I'll close with some quibbly reviewer comments: I'm hoping that some of the reviews will look at some of the historical content and comment on its quality. The section on camping suggests that campers might want to use a ground cover, and anyone with good Girl Scout training will tell you that ground covers are essential! They'll keep the ground moisture out of the tent. The text mentions taking a cooler camping, but doesn't explicitly say to keep the cooler out of your tent. No food in a tent--it will only attract animals. Keep the food outside. The craft sections mostly seem to work well as written; the sports sections explain the rules, seemingly in faith that knowing the rules translates into being able to play. I wanted a little more on the etiquette of breaking into a basketball game at the park.

****************************

Update: so this is my first Mother Talk review. If you click over to their site, you'll see my review gets the shortest shrift in the summary and they quote simply this:
Crunchy Granola says “There’s a lot to like about The Daring Book for Girls–not least its sparkly turquoise color which Curious Girl got very excited about.”
I guess that's OK--after all, this book is a Mother Talk project, and they organized a cheering section. I'll bring the lavender pom poms next time.

9 comments:

Dawn said...

I think this would be a great piece for Slate or Salon!!

Jody said...

I won't buy either book for my kids. If they want to buy it themselves, if they ask for it, of course I'll allow that (even give it as a gift -- the use of the word "allow" here suggests that I censor the kids' reading more than I do). But I won't buy it myself, because both this book and the book for boys send messages I do not support. For all the reasons you outlined so succinctly.

Arwen said...

This *would* be a great piece for Slate or Salon.

S. said...

Do you think HarperCollins would market that one in a lavendar cover? With iridescent gilding?
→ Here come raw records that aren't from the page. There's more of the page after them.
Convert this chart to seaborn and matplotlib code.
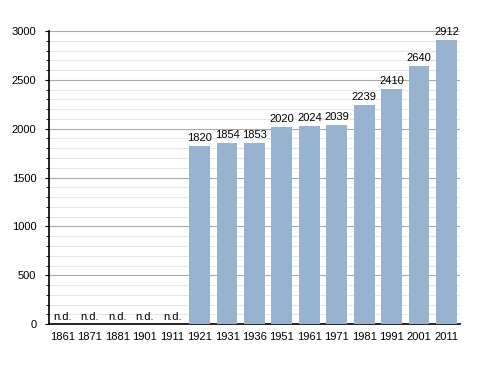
import matplotlib
matplotlib.use('Agg')
import matplotlib.pyplot as plt
import seaborn as sns
import pandas as pd
from matplotlib.ticker import MultipleLocator

# Dati popolazione
anni = ['1861', '1871', '1881', '1901', '1911', '1921', '1931', '1936',
        '1951', '1961', '1971', '1981', '1991', '2001', '2011']
abitanti = [None, None, None, None, None, 1820, 1854, 1853,
            2020, 2024, 2039, 2239, 2410, 2640, 2912]

df = pd.DataFrame({'anno': anni, 'abitanti': [v if v is not None else 0 for v in abitanti]})

sns.set_style('white')
plt.rcParams['font.family'] = ['Liberation Sans', 'DejaVu Sans']
plt.rcParams['text.color'] = 'black'
plt.rcParams['xtick.color'] = 'black'
plt.rcParams['ytick.color'] = 'black'
plt.rcParams['xtick.labelcolor'] = 'black'
plt.rcParams['ytick.labelcolor'] = 'black'

fig = plt.figure(figsize=(4.88, 3.73), dpi=100)
ax = fig.add_axes([0.1, 0.131, 0.843, 0.786])

sns.barplot(data=df, x='anno', y='abitanti', color='#98b3cf', saturation=1,
            width=0.76, ax=ax, zorder=3, edgecolor='none', linewidth=0)

ax.set_ylim(0, 3000)
ax.set_xlim(-0.5, len(anni) - 0.5)
ax.yaxis.set_major_locator(MultipleLocator(500))
ax.yaxis.set_minor_locator(MultipleLocator(100))
ax.grid(which='major', axis='y', color='#a8a8a8', linewidth=0.8, zorder=0)
ax.grid(which='minor', axis='y', color='#e6e6e6', linewidth=0.8, zorder=0)
ax.tick_params(axis='y', which='major', left=True, length=3, width=0.8, labelsize=8, pad=6)
ax.tick_params(axis='y', which='minor', left=True, length=2, width=0.6)
ax.tick_params(axis='x', bottom=False, labelsize=8, pad=2)

for s in ['top', 'right']:
    ax.spines[s].set_visible(False)
for s in ['left', 'bottom']:
    ax.spines[s].set_color('black')
    ax.spines[s].set_linewidth(1.2)

for i, v in enumerate(abitanti):
    if v is None:
        ax.text(i, 20, 'n.d.', ha='center', va='bottom', fontsize=8, zorder=4)
    else:
        ax.text(i, v + 30, str(v), ha='center', va='bottom', fontsize=8, zorder=4)

ax.set_xlabel('')
ax.set_ylabel('')

fig.savefig('out.png', dpi=100)
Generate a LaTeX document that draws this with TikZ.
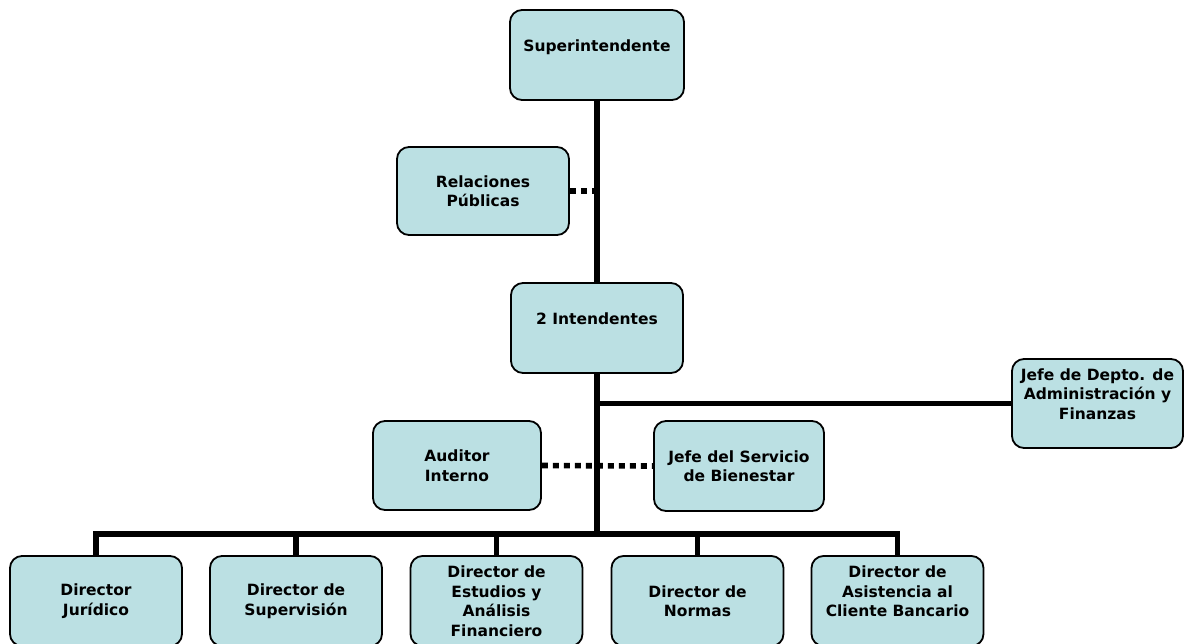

I don't use a ground cover because unless it's very exactly the same footprint as your tent it will catch rainwater that will then pool and you'll have a much bigger problem than ground moisture. A sleeping pad under your sleeping bag is really all you need to stay dry.

(But my background is long-distance hiking, and the groundcover also strikes me as unnecessary weight.)

niobe said...

Also, the fact that the girls' book is basically a knock-off of the boys' strikes me as unpleasantly Adam's rib-esque.

jo(e) said...

I hate that the books are so gendered. And the book encourages the wearing of high heels? Ugh, ugh, ugh.

Great post. You put this all so tactfully!

Libby said...

FWIW, I clicked over to this review *because* it had the shortest blurb over at Mother-Talk. Having written mine, I wanted to see what other folks said, and I figured you must have expressed some ambivalence (as did I). Glad to have read your comments...

Rev Dr Mom said...

I don't know anything about Mother Talk, but I think they certainly did your review an injustice.

I haven't read either book--my kids are beyond the age where it would be relevant, but I too am distressed by the gendered way they have been produced and marketed, and I think your comments are excellent.

moreena said...

Just a general comment on the Mother-Talk model...

I was originally excited about the whole concept--a way to organize talks about books across the parenting blogosphere? Cool! But it seems to have turned into, as you point out, more of a blog cheerleading section than an honest, sometimes negative, examination of the books chosen.

I can't imagine this model can really be successful. Who really wants links to a kajillion blogs all saying "Yay! I loved it!"??

And, while there is no explicit condition that the review must be positive, I wonder how often bloggers who submit ambivalent reviews are chosen for subsequent reviews?